Ive done my best under the circumstances. My opinion of good parenting skills are lots of love, kisses and cuddles and a sharp tongue as and when required.

Medulla Mon 05-Jun-06 11:37:13

I think firm but fair and consistent discipline combined with attention, love, cuddles, kisses and having fun. My children seem to thrive on routine and but I know that's not for all children. Also having clear boundaries and sticking to them. This is all my ideal style of parenting and I try to stick to it but that's not always the case.

I don't think I do feel guilty when she is feeling sad, the times I feel guilty are when I am finding being a mum boring, and not stimulating enough. My downfall is being too bothered by the opinions of others! Not just in parenting. It's so silly but I can't help it.

Earlybird Mon 05-Jun-06 11:51:16

Ah but Welshboris - that's part of the problem! If she's happy, all well and good.
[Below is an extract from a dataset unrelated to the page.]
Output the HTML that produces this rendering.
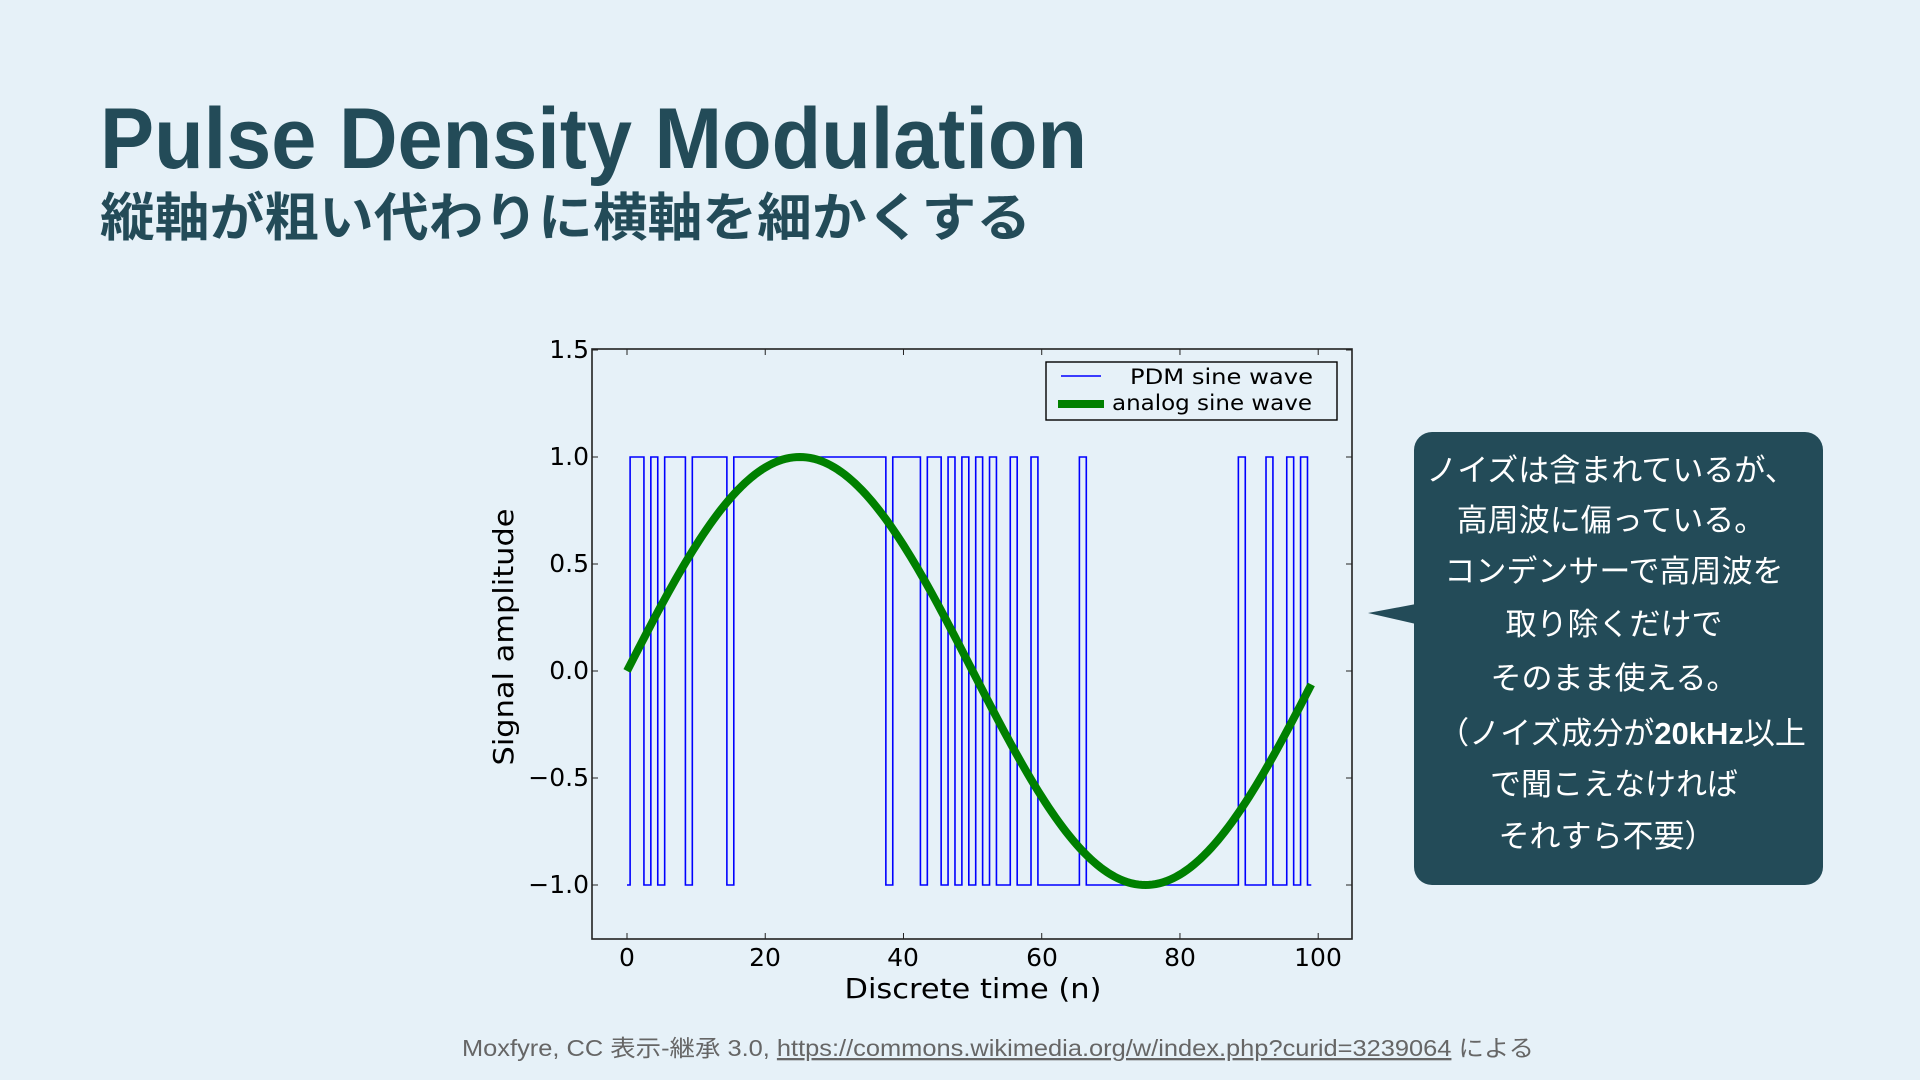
<!DOCTYPE html>
<html><head><meta charset="utf-8"><style>
html,body{margin:0;padding:0;background:#e6f1f8;}
svg{display:block;}
</style></head><body>
<svg id="s" width="1920" height="1080" viewBox="0 0 1920 1080" xmlns="http://www.w3.org/2000/svg">
<rect width="1920" height="1080" fill="#e6f1f8"/>
<text x="100" y="168" font-family="Liberation Sans, Arial, sans-serif" font-weight="bold" font-size="86" fill="#234b58" textLength="987" lengthAdjust="spacingAndGlyphs">Pulse Density Modulation</text>
<text x="100" y="236" font-family="Liberation Sans, 'Noto Sans CJK JP', sans-serif" font-weight="bold" font-size="52" fill="#234b58" textLength="931" lengthAdjust="spacingAndGlyphs">縦軸が粗い代わりに横軸を細かくする</text>

<g font-family="DejaVu Sans, sans-serif" fill="#000">
<rect x="592" y="349" width="760" height="590" fill="none" stroke="#222" stroke-width="1.6"/>
<g id="ticks" stroke="#222" stroke-width="1"></g>
<g font-size="25" text-anchor="end">
<text x="589" y="358">1.5</text>
<text x="589" y="465">1.0</text>
<text x="589" y="572">0.5</text>
<text x="589" y="679">0.0</text>
<text x="589" y="786">−0.5</text>
<text x="589" y="893">−1.0</text>
</g>
<g font-size="25" text-anchor="middle">
<text x="627" y="966">0</text>
<text x="765" y="966">20</text>
<text x="903" y="966">40</text>
<text x="1042" y="966">60</text>
<text x="1180" y="966">80</text>
<text x="1318" y="966">100</text>
</g>
<text x="973" y="998" font-size="28" text-anchor="middle" textLength="257" lengthAdjust="spacingAndGlyphs">Discrete time (n)</text>
<text transform="translate(513,637) rotate(-90)" font-size="28" text-anchor="middle" textLength="257" lengthAdjust="spacingAndGlyphs">Signal amplitude</text>
<path id="pdm" fill="none" stroke="#0000ff" stroke-width="1.6"/>
<path id="sine" fill="none" stroke="#008000" stroke-width="8"/>
<rect x="1046" y="362" width="291" height="58" fill="none" stroke="#000" stroke-width="1.4"/>
<line x1="1061" y1="376" x2="1101" y2="376" stroke="#0000ff" stroke-width="1.6"/>
<line x1="1058" y1="404" x2="1104" y2="404" stroke="#008000" stroke-width="8"/>
<text x="1130" y="384" font-size="21" textLength="183" lengthAdjust="spacingAndGlyphs">PDM sine wave</text>
<text x="1112" y="410" font-size="21" textLength="200" lengthAdjust="spacingAndGlyphs">analog sine wave</text>
</g>

<rect x="1414" y="432" width="409" height="453" rx="18" fill="#234b58"/>
<polygon points="1368,613 1416,604 1416,624" fill="#234b58"/>
<g font-family="Liberation Sans, 'Noto Sans CJK JP', sans-serif" font-size="31" fill="#fff" text-anchor="middle">
<text x="1611" y="481">ノイズは含まれているが、</text>
<text x="1611" y="531">高周波に偏っている。</text>
<text x="1614" y="582">コンデンサーで高周波を</text>
<text x="1614" y="635">取り除くだけで</text>
<text x="1614" y="689">そのまま使える。</text>
<text x="1622" y="744">（ノイズ成分が<tspan font-weight="bold">20kHz</tspan>以上</text>
<text x="1614" y="795">で聞こえなければ</text>
<text x="1607" y="847">それすら不要）</text>
</g>

<text x="462" y="1056" font-family="Liberation Sans, 'Noto Sans CJK JP', sans-serif" font-size="23" fill="#666" textLength="1072" lengthAdjust="spacingAndGlyphs">Moxfyre, CC 表示-継承 3.0, <tspan text-decoration="underline">https://commons.wikimedia.org/w/index.php?curid=3239064</tspan> による</text>
</svg>
<script>
var X=function(n){return 627+n*6.912;}, Y=function(v){return 671-v*214;};
var hi=[1,2,4,6,7,8,10,11,12,13,14];for(var i=16;i<=37;i++)hi.push(i);
hi=hi.concat([39,40,41,42,44,45,47,49,51,53,56,59,66,89,93,96,98]);
var v=[];for(var k=0;k<100;k++)v.push(hi.indexOf(k)>=0?1:-1);
var d="M"+X(0)+","+Y(v[0]);
for(var k=0;k<99;k++){var e=X(k+0.45);d+=" L"+e+","+Y(v[k]);if(v[k+1]!=v[k])d+=" L"+e+","+Y(v[k+1]);}
d+=" L"+X(99)+","+Y(v[99]);
document.getElementById("pdm").setAttribute("d",d);
var s="";for(var n=0;n<=99;n+=0.5){s+=(n?" L":"M")+X(n).toFixed(2)+","+Y(Math.sin(2*Math.PI*n/100)).toFixed(2);}
document.getElementById("sine").setAttribute("d",s);
var t="";
[0,20,40,60,80,100].forEach(function(n){var x=X(n);t+='<line x1="'+x+'" y1="939" x2="'+x+'" y2="933"/><line x1="'+x+'" y1="349" x2="'+x+'" y2="355"/>';});
[1.5,1,0.5,0,-0.5,-1].forEach(function(a){var y=Y(a);t+='<line x1="592" y1="'+y+'" x2="598" y2="'+y+'"/><line x1="1352" y1="'+y+'" x2="1346" y2="'+y+'"/>';});
document.getElementById("ticks").innerHTML=t;
</script>
</body></html>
If she's unhappy - how do you know that she's unreasonable/just having a bad day, or is it down to some larger failing on my part that needs to be examined/addressed?
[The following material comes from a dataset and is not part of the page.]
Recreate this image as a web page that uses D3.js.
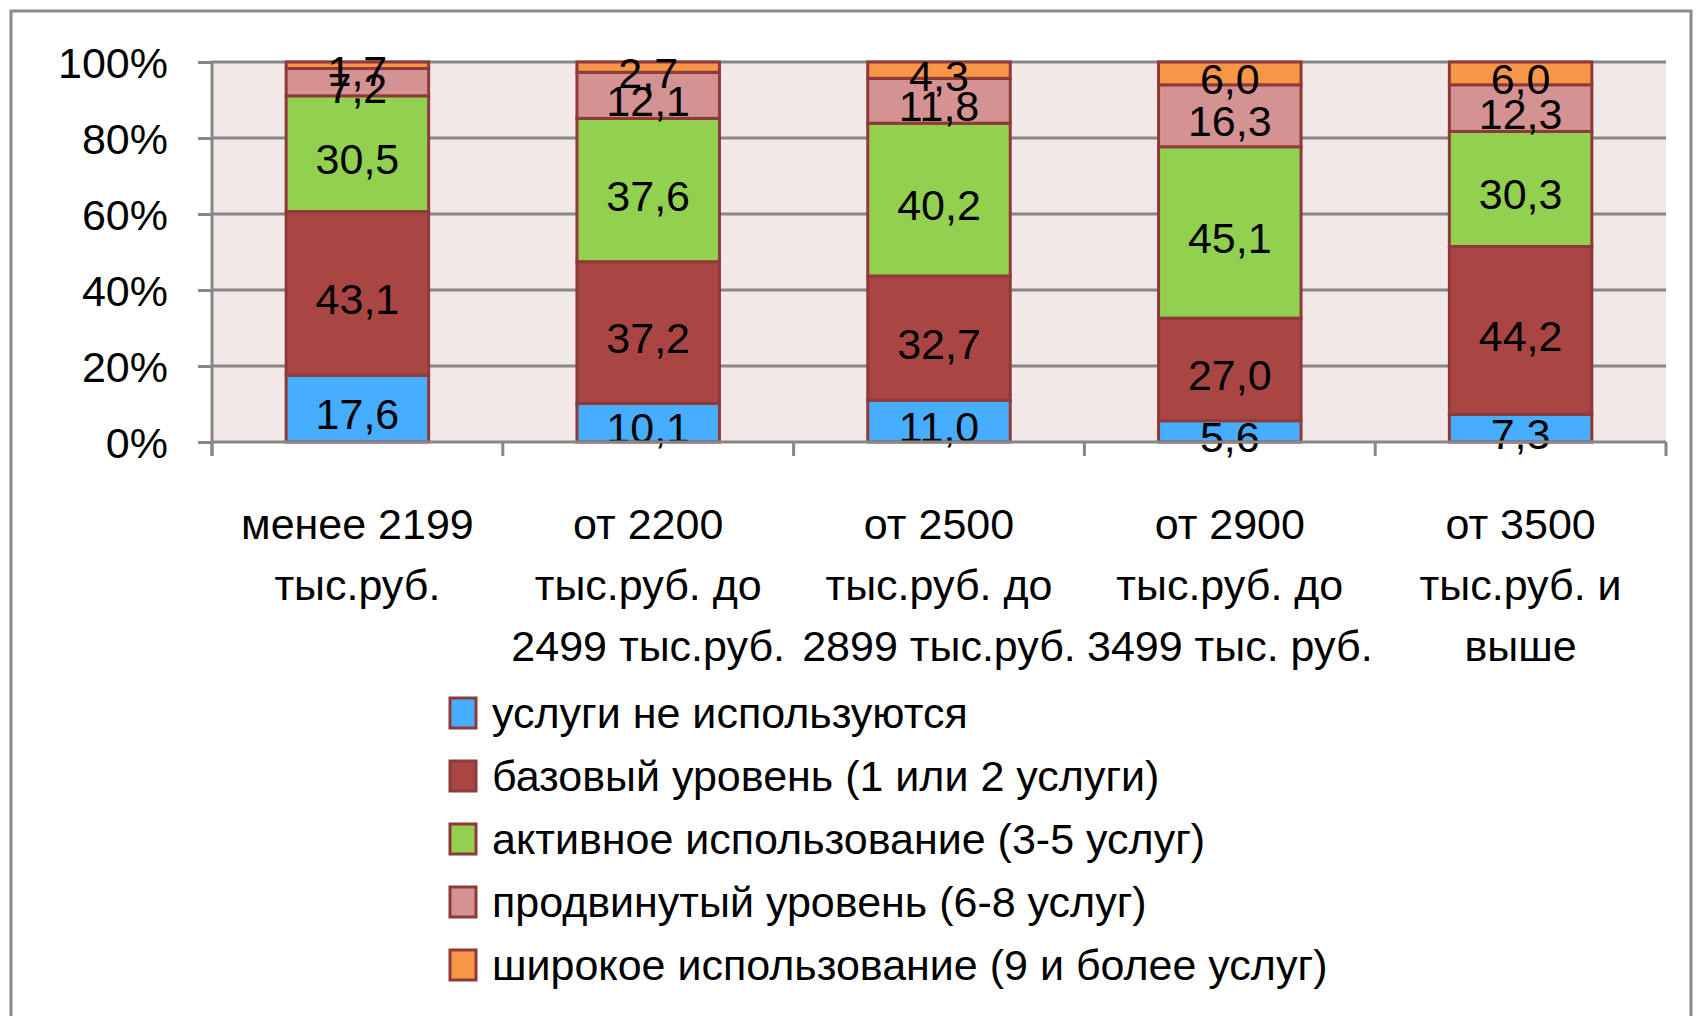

DD is very often a loving/happy/cuddly child, but is already adept at saying "but it wasn't fun this half term mummy" or "you didn't play with me mummy" etc (trivial examples, I know), which definitely implies that it's my "fault". Now just because she "blames" me, doesn't mean I have to accept it, I know.

But, I really have little ability to differentiate between feeling confident with the kind of parent I am (and knowing that it's a part of life, and sometimes dd is going to be unhappy), and thinking I'm getting it "wrong", it's making my dd unhappy, and I need to make changes.
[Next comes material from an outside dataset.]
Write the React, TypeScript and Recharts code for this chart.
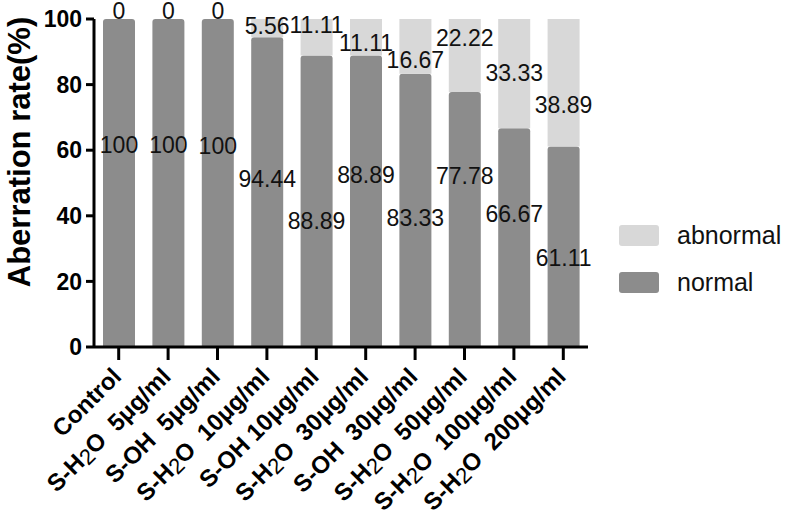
import React from "react";
import { BarChart, Bar, XAxis, YAxis, Legend, LabelList } from "recharts";

const groups = [
  "Control",
  "S-H2O  5μg/ml",
  "S-OH  5μg/ml",
  "S-H2O  10μg/ml",
  "S-OH 10μg/ml",
  "S-H2O  30μg/ml",
  "S-OH  30μg/ml",
  "S-H2O  50μg/ml",
  "S-H2O  100μg/ml",
  "S-H2O  200μg/ml",
];
const normal = [100, 100, 100, 94.44, 88.89, 88.89, 83.33, 77.78, 66.67, 61.11];
const abnormal = [0, 0, 0, 5.56, 11.11, 11.11, 16.67, 22.22, 33.33, 38.89];
const yTicks = [0, 20, 40, 60, 80, 100];

const data = groups.map((group, i) => ({ group, normal: normal[i], abnormal: abnormal[i] }));

const FONT = "'Liberation Sans', Arial, sans-serif";
const DARK = "#8c8c8c";
const LIGHT = "#d8d8d8";

// the source figure has hand-placed value labels; nudge (px) from the top of each segment
const normalLabelDy = [126, 126, 127, 142, 166, 120, 144, 84, 86, 111];
const abnormalLabelDy = [-8, -8, -8, 7, 6, 24, 41, 19, 54, 86];

function ValueText({ x, y, value }: { x: number; y: number; value: number }) {
  return (
    <text x={x} y={y} textAnchor="middle" dominantBaseline="central" fontFamily={FONT} fontSize={23} fill="#111">
      {String(value)}
    </text>
  );
}

// zero-height segments get no label entry, so both labels hang off the (never empty) normal segment
function normalLabel(props: any) {
  const { x, y, width, value, index } = props;
  return <ValueText x={x + width / 2} y={y + normalLabelDy[index]} value={value} />;
}

function abnormalLabel(props: any) {
  const { x, y, width, height, value, index } = props;
  const top = y - (height / normal[index]) * value;
  return <ValueText x={x + width / 2} y={top + abnormalLabelDy[index]} value={value} />;
}

function XTick({ x, y, payload }: any) {
  const s: string = payload.value;
  const k = s.indexOf("H2O");
  const ax = x + 4;
  const ay = y + 16;
  return (
    <text
      x={ax}
      y={ay}
      textAnchor="end"
      transform={`rotate(-45, ${ax}, ${ay})`}
      fontFamily={FONT}
      fontSize={24}
      fontWeight="bold"
      fill="#000"
      style={{ whiteSpace: "pre" }}
    >
      {k < 0 ? (
        s
      ) : (
        <>
          <tspan>{s.slice(0, k + 1)}</tspan>
          <tspan fontWeight="normal" fontSize={22} dy={3}>
            2
          </tspan>
          <tspan dy={-3}>{s.slice(k + 2)}</tspan>
        </>
      )}
    </text>
  );
}

function YTitle({ viewBox }: any) {
  const cx = 19;
  const cy = viewBox.y + viewBox.height / 2 - 31;
  return (
    <text
      x={cx}
      y={cy}
      transform={`rotate(-90, ${cx}, ${cy})`}
      textAnchor="middle"
      dominantBaseline="central"
      fontFamily={FONT}
      fontSize={31}
      fontWeight="bold"
      fill="#000"
    >
      Aberration rate(%)
    </text>
  );
}

function LegendBox() {
  const items = [
    { name: "abnormal", color: LIGHT },
    { name: "normal", color: DARK },
  ];
  return (
    <div style={{ fontFamily: FONT, fontSize: 25, color: "#111" }}>
      {items.map((it) => (
        <div key={it.name} style={{ display: "flex", alignItems: "center", height: 47 }}>
          <div style={{ width: 40, height: 21, borderRadius: 3, background: it.color, marginRight: 18 }} />
          <span>{it.name}</span>
        </div>
      ))}
    </div>
  );
}

export default function App() {
  return (
    <div style={{ position: "absolute", left: 0, top: 0, width: 787, height: 517, background: "#fff" }}>
      <BarChart width={787} height={517} data={data} margin={{ top: 19, right: 31, bottom: 0, left: 0 }}>
        <XAxis
          dataKey="group"
          height={170}
          interval={0}
          tickSize={13}
          axisLine={{ stroke: "#000", strokeWidth: 3 }}
          tickLine={{ stroke: "#000", strokeWidth: 3 }}
          tick={<XTick />}
        />
        <YAxis
          width={94}
          domain={[0, 100]}
          ticks={yTicks}
          tickSize={8}
          tickMargin={4}
          axisLine={{ stroke: "#000", strokeWidth: 3 }}
          tickLine={{ stroke: "#000", strokeWidth: 3 }}
          tick={{ fill: "#000", fontFamily: FONT, fontSize: 23, fontWeight: "bold" }}
          label={{ content: <YTitle /> }}
        />
        <Legend
          layout="vertical"
          align="right"
          verticalAlign="top"
          content={<LegendBox />}
          wrapperStyle={{ left: 619, top: 212, width: 168 }}
        />
        <Bar dataKey="normal" stackId="a" fill={DARK} barSize={32} radius={[3, 3, 0, 0]} isAnimationActive={false}>
          <LabelList dataKey="normal" content={normalLabel} />
          <LabelList dataKey="abnormal" content={abnormalLabel} />
        </Bar>
        <Bar dataKey="abnormal" stackId="a" fill={LIGHT} barSize={32} isAnimationActive={false} />
      </BarChart>
    </div>
  );
}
Enid Mon 05-Jun-06 11:52:56

dd1 can be very moody and grumpy

dd2 is most always sunny

dd3 is either crying or beaming

if I gauged success as a parent by their reactions I would be very confused indeed

Tommy Mon 05-Jun-06 11:58:20

don't know whether it's a sign of good parenting but I'm always really proud when the DSs are polite and use good manners - makes me feel like I must be doing something right!

Earlybird Mon 05-Jun-06 11:59:44

That's a good point Enid. Sometimes it's hard to know when it's just a child's basic personality shining through (happy, grumpy, etc), or a foul/funny mood, or when their mood/behaviour is in response to their surroundings/influences.

One of the things that gets to me is her perception that I haven't played with her much - when, in fact, I have! But maybe I need to be able to shrug and know that she probably begrudges me any time I not at her beck and call...

Enid Mon 05-Jun-06 12:02:42

yes its true

if you are worried set the clock and play with her exclusively for 30 mins

then you know you have done it and can get on with the rest of life

FloatingOnTheMed Mon 05-Jun-06 12:15:34

Earlybird, i feel similarly to you when it comes to playing with dd & feeling guilty if it seems like i haven't. It could be because i had a v distant mum myself (due to mental illness) and me and dsis were left to ourselves playing a lot of the time. Maybe. Or it could just be the pressure put on us these days to be everything to our LOs, or just that i know too much about child development/psychology so i am paranoid all the time that i am going to do something that will mess her up. I know i am completely paranoid that she will grow up with the same issues i have (had). I do wonder though Earlybird is if we are paranoid about that ourselves will that mean our LOs will actually pick up on that thus actually creating what we don't want? I sometimes wonder if i am over apologetic & explanatory when i can't be with dd, or on the flip side, sneaky with it - quickly sneak on here for eg when i've actually told her i'm having a quick bath!

Dd being happy goes without saying, but i am quite to realise that i also feel good as a parent if dd is obedient & 'good', as in, doing what i tell her - eg one of her strong points is when we're out & about she more or less sticks by me, is a total angel in the supermarket, etc etc. It makes me feel like i must be doing something right the rest of the time to have her comply in a potentially chaotic situation.
This will sound ridiculous & completely unfair on those parents who simply aren't able, but another thing that makes me feel like a good parent is that i know absolutely everything she knows/comes across/talks about/likes etc. This is down to being a full time SAHM & single mum of course, and the fact that she's only 2.9, but I feel good that i connect enough with her & her world to be completely in touch with everything that comes her way, and i love it that i manage to be enthusiastic most of the time however bored i am of something! Again, this might be because my mum wasn't connected in the same way as we were growing up so it is important to me that i am with dd. I worry about having to let go somewhat when she starts school.

Can't think of anything else right now but it is an interesting & eye-opening question, it is making me question & challenge my ideas iykwim.